Art Trawler

‘Art Trawler’ is a new column by Rachel Rogers. Every week she will be scouring the internet for new artists, endeavours and accomplishments. This week she’s found acrylic molluscs, alien eggs and fake volcanoes.

November 6, 2013
by Rachel Rogers
Tom Beddard, Fabergé Fractals

Tom Beddard, Fabergé Fractals

Tom Beddard’s Fabergé Fractals

Tom Beddard’s Fabergé Fractals are an example of art formed through computer software and mathematical formulas but they seem so much more than that. They appear to have grown organically; evolved. I find they resemble extra-terrestrial eggs, pregnant with life. Artistically, they are beautiful and the closer you look, the more patterned these objects become. A mirror of life, these are extremely complex yet reassuringly repetitive.

Candy Chang’s Confessions

What would you confess to if it was completely anonymous? In a totally honest art project in Vegas last year, artist Candy Chang invited people to write a confession. Some confessions are cheeky – ‘I cook and do housework naked…!!’. Some admit lies – ‘Everyone thinks I quit smoking… but I didn’t’. Some declare love – ‘I’ve been in love with the same guy for more than a year… but too scared to tell him’. Some show fear – ‘I’m scared to lose everything I have’. Some admit life long regrets – ‘I sold heroin to my friend and it ruined his life’. We might be judgemental, ‘imperfect priests’, as we read the secrets but who are we to judge when they are the ones living with the secret? Similar confession projects, such as PostSecret, often focus on catharsis. It’s difficult to tell if Chang’s exhibition has a similar aim or whether it pokes holes in the masks and facades of ordinary people.

Keng Lye’s Resin Fish

In these unsettlingly realistic works of art, Keng Lye has built upon the technique of artist Riusuke Fukahori. Both artists use layers of resin and acrylic paint to form life-like representations of animals under water. Lye has taken this further and allows them to rise partly out of the water like sinister monsters.

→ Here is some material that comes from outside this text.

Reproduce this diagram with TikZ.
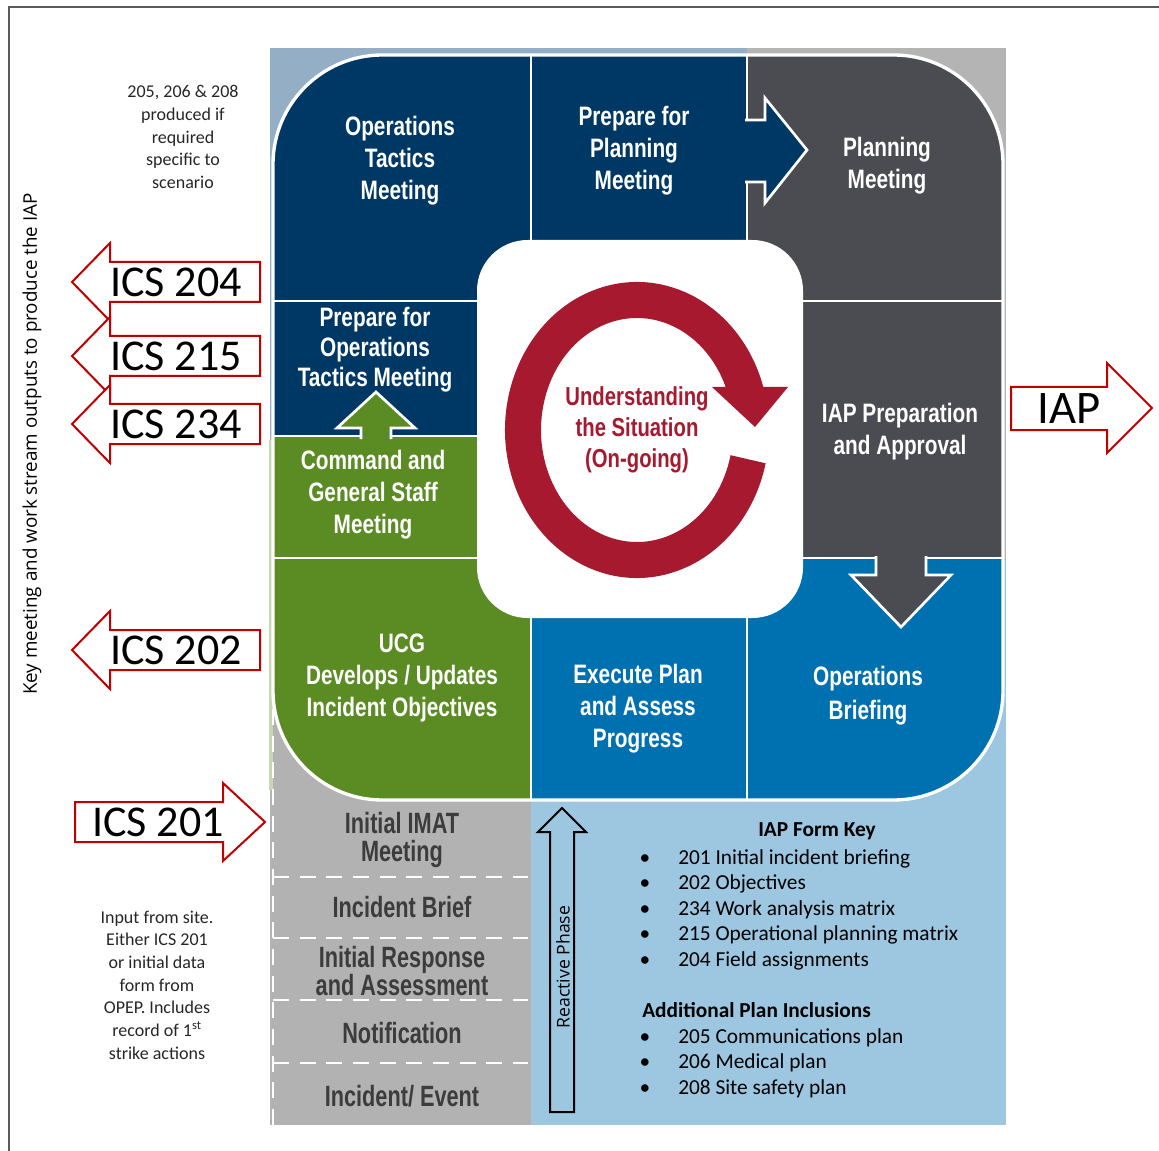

Ben Heine’s Pencil vs. Camera

Ben Heine’s drawings demonstrate imagination, the way we could see the world if we need our day brightened or we’re feeling a bit cheeky. However, they’re also a rebellion against cold, impersonal technology. To Heine, photographs aren’t just documents; they’re also playgrounds. I couldn’t wait to give it a go and it is a lot harder than it looks. This is why I write and Heine draws.

Matthew Albanese

Want to take a photo of the Northern Lights, but can’t afford a trip to Iceland? Need a picture of an erupting volcano but lava and smoke plumes don’t appeal? Matthew Albanese has done all of this and more without leaving the comfort of his studio. Piecing together sculptures of landscapes using everyday objects like rice, wire, and cotton wool, Albanese creates these stunningly realistic photos. We’re used to visual effects in films which have become so advanced that you cannot see where the set ends and the effects begin. This a call back to the days of analogue effects. Ray Harryhausen would be proud. Albanese says that the use of photo editing software is minimal. “I really get no enjoyment from sitting in front of the computer”, he says, although he makes small adjustments that are done in a darkroom if the photography is not digital.